Being on "Horse Time"
"We usually have two options with horses; we can either give them time to think, or wish we had." Mark Rashid
I've been reading a host of quotes like this. Slow down, be on "horse time."
Lately I haven't been great at that--the world of "gotta get this done" seems my modus operandi lately, often without me noticing. There's that pressure, my mind filled with a running monologue that--when I take the time to think about it--is already off in the future rather than right where I am at the time.
Dorian, predictably, isn't cool with that. In the run-up to my daughter's wedding, I felt like I was living five lives at once--take care of D. and Lily, get the novel revisions finished, finalize my new course for fall, write a blog post . . . no wonder I felt overwhelmed!
And on top of all that, I was moving forward with my Equine-Assisted Learning Workshop program, designing a whole new sequence of workshops and marketing them.

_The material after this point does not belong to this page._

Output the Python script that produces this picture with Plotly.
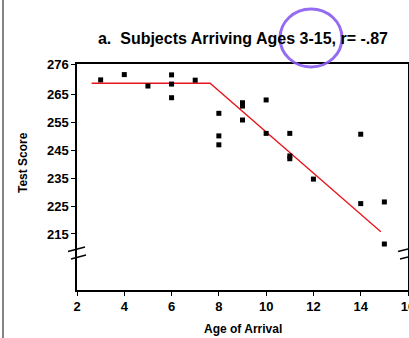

My friend Dixie intervened one day when she came out to the barn. She didn't know she'd intervened, of course, I just watched her "being" with Dorian and got a heads-up right away that I needed to change my style if I wanted him wrapping his big head around me affectionately as he was doing to her.
Here's the question I've been considering of late when I think about progressing or working with clients or students--Who are you? How many of us take the time to actually consider that?
And here's another question that comes on its heels: "How did you become who you are?"
Being with Dorian has motivated me, as I've said often before, to move into more and more depths-of-authenticity. It's not something the world encourages, certainly. But studies have shown there's a direct correlation between authenticity and positive outcomes like: improved physical and emotional health, increased life satisfaction, increased job performance and job satisfaction, increased positive interpersonal relationships, and more great things. That's a pretty amazing list of things, when you think about it.
And so, though I didn't need more than Dorian's presence in my life to convince me of this, I have come to conclude that authenticity is essential to well being and success.
Essential--that's a big word. But I'm going to make one more claim on top of that.
Yes, one study also found, there's a cost to authenticity. But that same study also noted that the cost didn't deter people who'd "found themselves" from pursuing it, and--even better--as folks continued living, out of their authenticity, the cost diminished.
I can't say I've mastered knowing who I am authentically, but I have learned one thing clearly--I didn't become who I am from any external factors. The more and more I get in touch with my true self, the more I realize that it's always been there--intact, whole, and healthy. And nothing I've supposedly "gone through" has damaged or touched that at all. In fact, the challenges just might have been the precise catalyst for positive revelation and change.
And so I've further concluded that it's not just discovering who you are that's essential, it's necessary, as well, to not be deterred from it. Making a commitment to ourselves to stay on course, no matter the challenges, and living from our authentic selves makes all the difference in whether or not we experience our lives as successful and happy, or . . . . well, I'm not going to even entertain its opposite!